_GIVEN TASK_
Quote all of the data exactly as given. Skip every picture it contains.

_DATASET SECTION_
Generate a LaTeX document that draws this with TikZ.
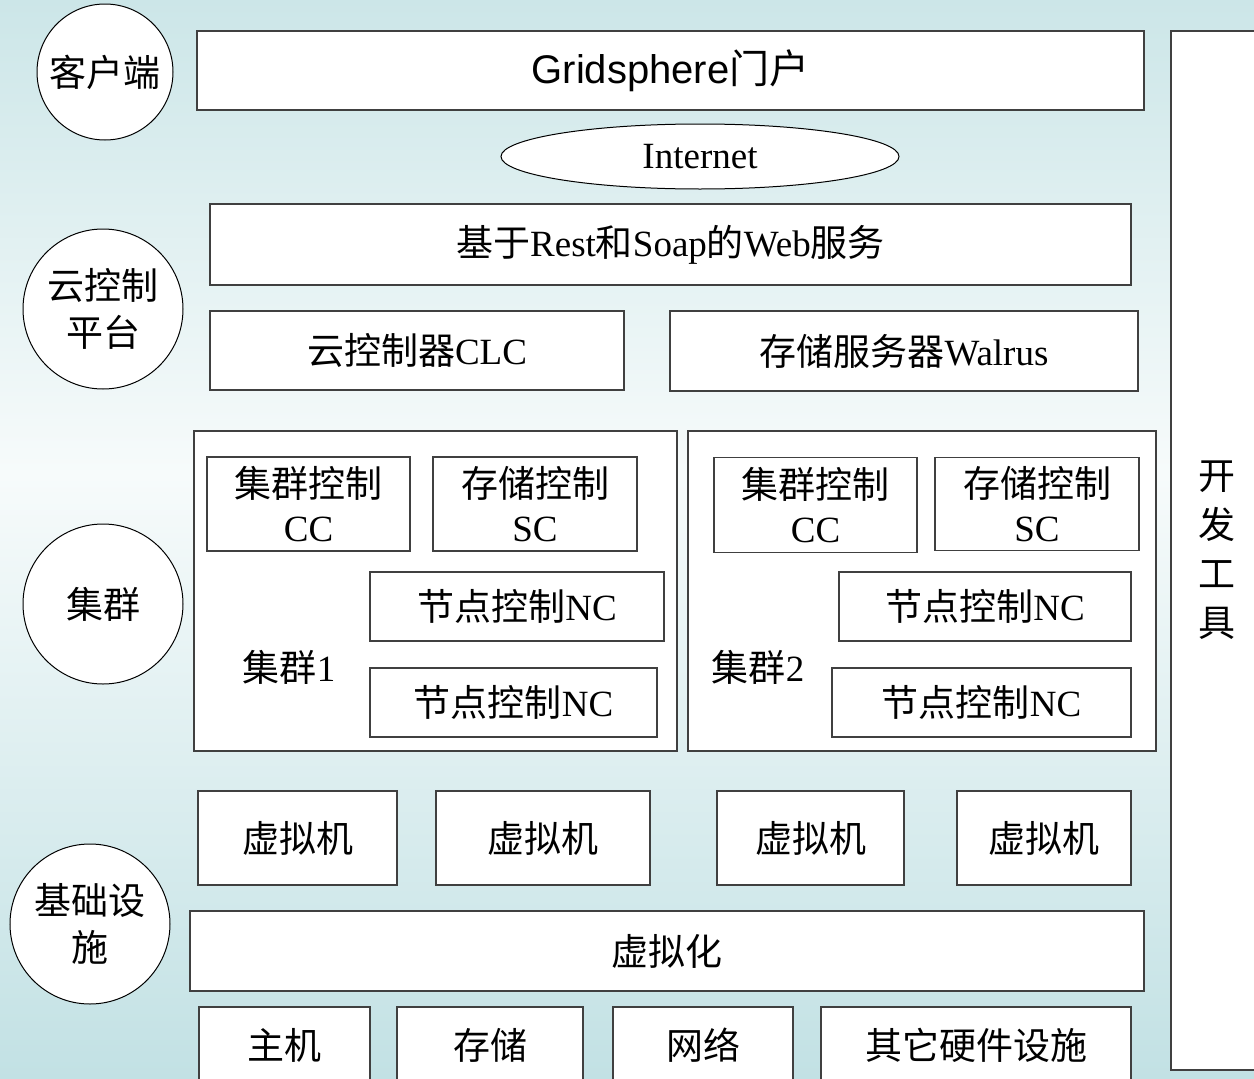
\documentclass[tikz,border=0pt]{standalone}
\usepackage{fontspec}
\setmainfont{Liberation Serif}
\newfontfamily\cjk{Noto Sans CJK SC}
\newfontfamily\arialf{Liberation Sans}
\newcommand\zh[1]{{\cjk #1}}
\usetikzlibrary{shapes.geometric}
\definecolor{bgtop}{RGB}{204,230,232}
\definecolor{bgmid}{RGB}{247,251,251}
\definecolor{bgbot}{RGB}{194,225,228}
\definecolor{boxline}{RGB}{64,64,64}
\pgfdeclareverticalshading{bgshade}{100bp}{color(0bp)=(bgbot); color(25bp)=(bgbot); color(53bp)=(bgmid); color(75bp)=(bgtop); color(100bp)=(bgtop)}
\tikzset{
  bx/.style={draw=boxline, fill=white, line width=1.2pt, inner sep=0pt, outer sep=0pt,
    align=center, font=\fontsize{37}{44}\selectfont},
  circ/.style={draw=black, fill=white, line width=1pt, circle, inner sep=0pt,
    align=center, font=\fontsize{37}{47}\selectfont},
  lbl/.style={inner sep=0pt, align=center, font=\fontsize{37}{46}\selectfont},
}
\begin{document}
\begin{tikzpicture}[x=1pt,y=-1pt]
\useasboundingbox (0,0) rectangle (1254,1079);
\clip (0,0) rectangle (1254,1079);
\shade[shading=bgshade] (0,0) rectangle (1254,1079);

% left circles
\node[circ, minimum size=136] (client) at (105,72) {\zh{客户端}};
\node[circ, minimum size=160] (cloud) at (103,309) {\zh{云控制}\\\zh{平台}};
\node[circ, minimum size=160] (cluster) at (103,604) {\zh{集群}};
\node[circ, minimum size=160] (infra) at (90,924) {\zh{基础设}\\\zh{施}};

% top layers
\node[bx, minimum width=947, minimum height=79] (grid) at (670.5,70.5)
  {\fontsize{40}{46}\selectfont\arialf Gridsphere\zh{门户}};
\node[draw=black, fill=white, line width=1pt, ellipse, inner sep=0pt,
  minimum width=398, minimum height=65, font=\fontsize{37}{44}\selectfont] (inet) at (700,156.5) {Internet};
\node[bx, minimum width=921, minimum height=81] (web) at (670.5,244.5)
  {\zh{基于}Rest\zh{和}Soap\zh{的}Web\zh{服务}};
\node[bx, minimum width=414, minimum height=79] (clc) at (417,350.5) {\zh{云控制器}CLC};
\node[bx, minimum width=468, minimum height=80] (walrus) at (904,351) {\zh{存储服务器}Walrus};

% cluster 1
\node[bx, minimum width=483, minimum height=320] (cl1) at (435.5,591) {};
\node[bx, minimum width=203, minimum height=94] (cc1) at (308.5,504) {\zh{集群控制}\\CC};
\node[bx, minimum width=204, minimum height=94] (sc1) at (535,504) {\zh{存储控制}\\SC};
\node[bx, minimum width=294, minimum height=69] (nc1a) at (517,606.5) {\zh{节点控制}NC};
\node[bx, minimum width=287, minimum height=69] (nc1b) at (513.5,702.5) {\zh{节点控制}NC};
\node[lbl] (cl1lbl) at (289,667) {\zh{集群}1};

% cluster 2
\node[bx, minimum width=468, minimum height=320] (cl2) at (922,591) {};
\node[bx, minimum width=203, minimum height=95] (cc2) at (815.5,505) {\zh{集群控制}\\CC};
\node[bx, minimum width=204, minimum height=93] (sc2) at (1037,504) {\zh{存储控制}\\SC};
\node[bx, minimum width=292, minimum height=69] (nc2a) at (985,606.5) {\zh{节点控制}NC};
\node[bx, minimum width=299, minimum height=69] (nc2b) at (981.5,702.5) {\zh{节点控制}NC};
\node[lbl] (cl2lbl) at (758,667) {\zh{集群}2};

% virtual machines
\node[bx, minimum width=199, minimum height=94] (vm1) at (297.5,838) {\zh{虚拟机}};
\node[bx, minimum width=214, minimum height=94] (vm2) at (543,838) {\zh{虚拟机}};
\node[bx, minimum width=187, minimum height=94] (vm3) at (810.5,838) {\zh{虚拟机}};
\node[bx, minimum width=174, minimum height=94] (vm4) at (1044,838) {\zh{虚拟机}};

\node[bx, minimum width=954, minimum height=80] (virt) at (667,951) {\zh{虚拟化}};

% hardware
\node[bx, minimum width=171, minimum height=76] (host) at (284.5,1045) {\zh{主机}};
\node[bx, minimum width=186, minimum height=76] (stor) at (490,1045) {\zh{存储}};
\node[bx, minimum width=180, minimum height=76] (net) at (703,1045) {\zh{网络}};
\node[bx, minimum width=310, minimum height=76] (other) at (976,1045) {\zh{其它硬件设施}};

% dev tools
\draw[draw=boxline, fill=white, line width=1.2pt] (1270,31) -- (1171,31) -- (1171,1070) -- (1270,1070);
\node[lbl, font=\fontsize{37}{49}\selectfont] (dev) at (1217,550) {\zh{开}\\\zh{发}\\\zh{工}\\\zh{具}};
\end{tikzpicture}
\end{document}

_RESPONSE BELOW_
Generate a LaTeX document that draws this with TikZ.
\documentclass[tikz,border=0pt]{standalone}
\usepackage{fontspec}
\setmainfont{Liberation Serif}
\newfontfamily\cjk{Noto Sans CJK SC}
\newfontfamily\arialf{Liberation Sans}
\newcommand\zh[1]{{\cjk #1}}
\usetikzlibrary{shapes.geometric}
\definecolor{bgtop}{RGB}{204,230,232}
\definecolor{bgmid}{RGB}{247,251,251}
\definecolor{bgbot}{RGB}{194,225,228}
\definecolor{boxline}{RGB}{64,64,64}
\pgfdeclareverticalshading{bgshade}{100bp}{color(0bp)=(bgbot); color(25bp)=(bgbot); color(53bp)=(bgmid); color(75bp)=(bgtop); color(100bp)=(bgtop)}
\tikzset{
  bx/.style={draw=boxline, fill=white, line width=1.2pt, inner sep=0pt, outer sep=0pt,
    align=center, font=\fontsize{37}{44}\selectfont},
  circ/.style={draw=black, fill=white, line width=1pt, circle, inner sep=0pt,
    align=center, font=\fontsize{37}{47}\selectfont},
  lbl/.style={inner sep=0pt, align=center, font=\fontsize{37}{46}\selectfont},
}
\begin{document}
\begin{tikzpicture}[x=1pt,y=-1pt]
\useasboundingbox (0,0) rectangle (1254,1079);
\clip (0,0) rectangle (1254,1079);
\shade[shading=bgshade] (0,0) rectangle (1254,1079);

% left circles
\node[circ, minimum size=136] (client) at (105,72) {\zh{客户端}};
\node[circ, minimum size=160] (cloud) at (103,309) {\zh{云控制}\\\zh{平台}};
\node[circ, minimum size=160] (cluster) at (103,604) {\zh{集群}};
\node[circ, minimum size=160] (infra) at (90,924) {\zh{基础设}\\\zh{施}};

% top layers
\node[bx, minimum width=947, minimum height=79] (grid) at (670.5,70.5)
  {\fontsize{40}{46}\selectfont\arialf Gridsphere\zh{门户}};
\node[draw=black, fill=white, line width=1pt, ellipse, inner sep=0pt,
  minimum width=398, minimum height=65, font=\fontsize{37}{44}\selectfont] (inet) at (700,156.5) {Internet};
\node[bx, minimum width=921, minimum height=81] (web) at (670.5,244.5)
  {\zh{基于}Rest\zh{和}Soap\zh{的}Web\zh{服务}};
\node[bx, minimum width=414, minimum height=79] (clc) at (417,350.5) {\zh{云控制器}CLC};
\node[bx, minimum width=468, minimum height=80] (walrus) at (904,351) {\zh{存储服务器}Walrus};

% cluster 1
\node[bx, minimum width=483, minimum height=320] (cl1) at (435.5,591) {};
\node[bx, minimum width=203, minimum height=94] (cc1) at (308.5,504) {\zh{集群控制}\\CC};
\node[bx, minimum width=204, minimum height=94] (sc1) at (535,504) {\zh{存储控制}\\SC};
\node[bx, minimum width=294, minimum height=69] (nc1a) at (517,606.5) {\zh{节点控制}NC};
\node[bx, minimum width=287, minimum height=69] (nc1b) at (513.5,702.5) {\zh{节点控制}NC};
\node[lbl] (cl1lbl) at (289,667) {\zh{集群}1};

% cluster 2
\node[bx, minimum width=468, minimum height=320] (cl2) at (922,591) {};
\node[bx, minimum width=203, minimum height=95] (cc2) at (815.5,505) {\zh{集群控制}\\CC};
\node[bx, minimum width=204, minimum height=93] (sc2) at (1037,504) {\zh{存储控制}\\SC};
\node[bx, minimum width=292, minimum height=69] (nc2a) at (985,606.5) {\zh{节点控制}NC};
\node[bx, minimum width=299, minimum height=69] (nc2b) at (981.5,702.5) {\zh{节点控制}NC};
\node[lbl] (cl2lbl) at (758,667) {\zh{集群}2};

% virtual machines
\node[bx, minimum width=199, minimum height=94] (vm1) at (297.5,838) {\zh{虚拟机}};
\node[bx, minimum width=214, minimum height=94] (vm2) at (543,838) {\zh{虚拟机}};
\node[bx, minimum width=187, minimum height=94] (vm3) at (810.5,838) {\zh{虚拟机}};
\node[bx, minimum width=174, minimum height=94] (vm4) at (1044,838) {\zh{虚拟机}};

\node[bx, minimum width=954, minimum height=80] (virt) at (667,951) {\zh{虚拟化}};

% hardware
\node[bx, minimum width=171, minimum height=76] (host) at (284.5,1045) {\zh{主机}};
\node[bx, minimum width=186, minimum height=76] (stor) at (490,1045) {\zh{存储}};
\node[bx, minimum width=180, minimum height=76] (net) at (703,1045) {\zh{网络}};
\node[bx, minimum width=310, minimum height=76] (other) at (976,1045) {\zh{其它硬件设施}};

% dev tools
\draw[draw=boxline, fill=white, line width=1.2pt] (1270,31) -- (1171,31) -- (1171,1070) -- (1270,1070);
\node[lbl, font=\fontsize{37}{49}\selectfont] (dev) at (1217,550) {\zh{开}\\\zh{发}\\\zh{工}\\\zh{具}};
\end{tikzpicture}
\end{document}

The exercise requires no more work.